Survey is a non-experimental, descriptive research method. It is a field of applied statistics which studies the sampling of individual units from a population. Surveys can be useful when a researcher wants to collect data on phenomena that cannot be directly observed. What makes a survey a survey? Scientific methodology, Data collection from an individual, samples from a large population and the fact that it is conducted for the purpose of description, exploration and explanation
Types of Surveys
Data are usually collected through the use of questionnaires, although sometimes researchers directly interview subjects. Surveys can use qualitative or quantitative measures. There are two basic types of surveys
- Cross-sectional surveys
- Longitudinal surveys
- Time cohort
Cross-sectional surveys are studies aimed at determining the frequency of a particular attribute in a defined population at a particular point in time. A cross-sectional study is an observational one. It implies that the study environment is not being manipulated by researchers. It can compare different population groups at a single point in time and it stands as a defining feature of cross-sectional surveys. The benefit of a cross-sectional study design is that it allows researchers to compare many different variables at the same time.
For example: A questionnaire that collects data on how parents feel about Internet filtering
A longitudinal study is also observational. Even here there is no interference with the subjects by researchers. In a longitudinal study several observations are conducted on the same subjects over a period of time. Sometimes it lasts for many years. The benefit of a longitudinal study is that researchers are able to detect developments or changes in the characteristics of the target population at both the group and the individual level. The key here is that longitudinal studies extend beyond a single moment in time. As a result, they can establish sequences of events.
Trend studies focus on a particular population, which is sampled and scrutinized repeatedly. While samples are of the same population, they are typically not composed of the same people. Trend studies, since they may be conducted over a long period of time, do not have to be conducted by just one researcher or research project. A researcher may combine data from several studies of the same population in order to show a trend. An example of a trend study would be a yearly survey of librarians asking about the percentage of reference questions answered using the Internet.
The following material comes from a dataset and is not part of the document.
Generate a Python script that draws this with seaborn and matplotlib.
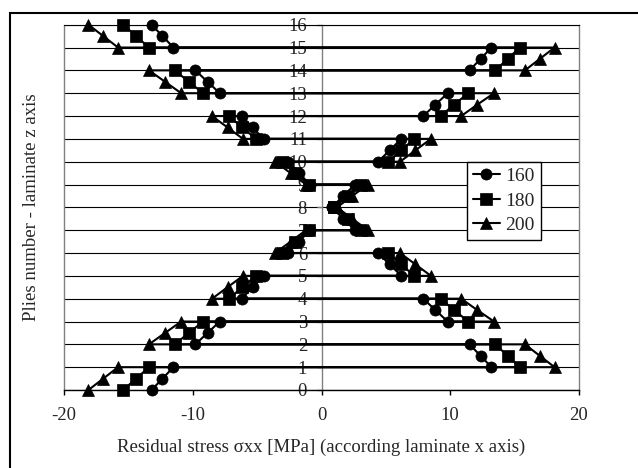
import matplotlib
matplotlib.use("Agg")
import matplotlib.pyplot as plt
import pandas as pd
import seaborn as sns
from matplotlib.patches import Rectangle

# Cure temperature series
series_labels = ["160", "180", "200"]
series_markers = {"160": "o", "180": "s", "200": "^"}

# Sampling points through each ply: bottom, middle, top
ply_points = [0.0, 0.5, 1.0]

# Residual stress sigma_xx [MPa] per ply (bottom, middle, top), plies 0..15
stress_160 = [
    (-13.2, -12.35, -11.5),
    (13.2, 12.35, 11.5),
    (-9.8, -8.85, -7.9),
    (9.8, 8.85, 7.9),
    (-6.2, -5.35, -4.5),
    (6.2, 5.3, 4.4),
    (-2.6, -1.75, -0.9),
    (2.6, 1.7, 0.8),
    (0.8, 1.7, 2.6),
    (-0.9, -1.75, -2.6),
    (4.4, 5.3, 6.2),
    (-4.5, -5.35, -6.2),
    (7.9, 8.85, 9.8),
    (-7.9, -8.85, -9.8),
    (11.5, 12.35, 13.2),
    (-11.5, -12.35, -13.2),
]
stress_180 = [
    (-15.4, -14.4, -13.4),
    (15.4, 14.45, 13.5),
    (-11.4, -10.3, -9.2),
    (11.4, 10.3, 9.25),
    (-7.2, -6.15, -5.1),
    (7.2, 6.2, 5.2),
    (-3.1, -2.05, -1.0),
    (3.1, 2.05, 1.0),
    (1.0, 2.05, 3.1),
    (-1.0, -2.05, -3.1),
    (5.2, 6.2, 7.2),
    (-5.1, -6.15, -7.2),
    (9.25, 10.3, 11.4),
    (-9.2, -10.3, -11.4),
    (13.5, 14.45, 15.4),
    (-13.4, -14.4, -15.4),
]
stress_200 = [
    (-18.1, -16.95, -15.8),
    (18.1, 16.95, 15.8),
    (-13.4, -12.15, -10.9),
    (13.4, 12.1, 10.85),
    (-8.5, -7.3, -6.1),
    (8.5, 7.3, 6.1),
    (-3.6, -2.4, -1.2),
    (3.6, 2.4, 1.2),
    (1.2, 2.4, 3.6),
    (-1.2, -2.4, -3.6),
    (6.1, 7.3, 8.5),
    (-6.1, -7.3, -8.5),
    (10.85, 12.1, 13.4),
    (-10.9, -12.15, -13.4),
    (15.8, 16.95, 18.1),
    (-15.8, -16.95, -18.1),
]

x_ticks = [-20, -10, 0, 10, 20]
y_ticks = list(range(17))

rows = []
for label, stress in zip(series_labels, [stress_160, stress_180, stress_200]):
    for ply, values in enumerate(stress):
        for frac, s in zip(ply_points, values):
            rows.append({"series": label, "z": ply + frac, "stress": s})
df = pd.DataFrame(rows)

sns.set_style("white")
plt.rcParams["font.family"] = ["Liberation Serif", "DejaVu Serif"]
plt.rcParams["font.size"] = 13.5

fig = plt.figure(figsize=(6.38, 4.68), dpi=100)
ax = fig.add_axes([64 / 638, 1 - 390 / 468, 515 / 638, 365.3 / 468])

sns.lineplot(
    data=df, x="stress", y="z", hue="series", style="series",
    palette={k: "black" for k in series_labels},
    markers=series_markers, dashes=False,
    sort=False, estimator=None, orient="y",
    linewidth=1.5, markersize=8, markeredgecolor="black", markeredgewidth=0.5,
    ax=ax, zorder=3,
)
for line in ax.get_lines():
    line.set_clip_on(False)
    if line.get_marker() == "^":
        line.set_markersize(9)

ax.set_xlim(-20, 20)
ax.set_ylim(0, 16)
ax.set_xticks(x_ticks)
ax.set_yticks(y_ticks)
ax.set_xticklabels([str(t) for t in x_ticks])
ax.set_yticklabels([str(t) for t in y_ticks])

ax.set_axisbelow(True)
ax.grid(axis="y", color="black", linewidth=0.8)
ax.grid(axis="x", visible=False)

# vertical axis crosses at zero stress
ax.spines["left"].set_position(("data", 0))
ax.spines["left"].set_color("#808080")
ax.spines["left"].set_linewidth(1.0)
ax.spines["right"].set_color("#808080")
ax.spines["right"].set_linewidth(1.0)
ax.spines["top"].set_color("black")
ax.spines["top"].set_linewidth(0.8)
ax.spines["bottom"].set_color("black")
ax.spines["bottom"].set_linewidth(1.0)
ax.axvline(-20, color="#808080", linewidth=1.0, clip_on=False, zorder=1)

ax.tick_params(axis="y", direction="out", length=3.6, width=1.0, pad=6.8,
               color="#808080", labelsize=13.5, left=True)
ax.tick_params(axis="x", direction="out", length=3.6, width=1.0, pad=9,
               color="black", labelsize=13.5, bottom=True)

ax.set_xlabel("Residual stress σxx [MPa] (according laminate x axis)", fontsize=13.5, labelpad=10)
ax.set_ylabel("Plies number - laminate z axis", fontsize=13.5)
ax.yaxis.set_label_coords(-0.047, 0.5)

handles, labels = ax.get_legend_handles_labels()
leg = ax.legend(handles, labels, loc="upper left", bbox_to_anchor=(0.782, 0.625),
                frameon=True, fancybox=False, edgecolor="black", framealpha=1,
                handlelength=1.4, handletextpad=0.3, borderpad=0.3,
                labelspacing=0.35, borderaxespad=0, fontsize=14)
leg.get_frame().set_linewidth(1.0)
leg.set_zorder(5)

# outer chart frame
frame = Rectangle((9.5 / 638, -0.2), 1.2, 1.2 - 12.7 / 468, transform=fig.transFigure,
                  fill=False, edgecolor="black", linewidth=1.5, clip_on=False)
fig.add_artist(frame)

fig.savefig("out.png", dpi=100)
For example: A yearly survey of librarians asking about the percentage of reference questions answered using the Internet.
Time cohort surveys
Cohort studies also focus on a particular population, sampled and studied more than once. But cohort studies have a different focus. Cohort studies are largely about the life histories of segments of populations, and the individual people who constitute these segments. A cohort study would sample the same class, every time.
For example: In 2013 a sample of 2013-2014 post-graduates of IIM Raipur could be questioned regarding their attitudes toward professionals in libraries. One year later, the researcher could question another sample of 1999 graduates, and study any changes in attitude.
Panel studies allow the researcher to find out why changes in the population are occurring, since they use the same sample of people every time. That sample is called a panel. Panel studies, while they can yield extremely specific and useful explanations, can be difficult to conduct. They tend to be expensive, they take a lot of time, and they suffer from high attrition rates. Attrition is what occurs when people drop out of the study.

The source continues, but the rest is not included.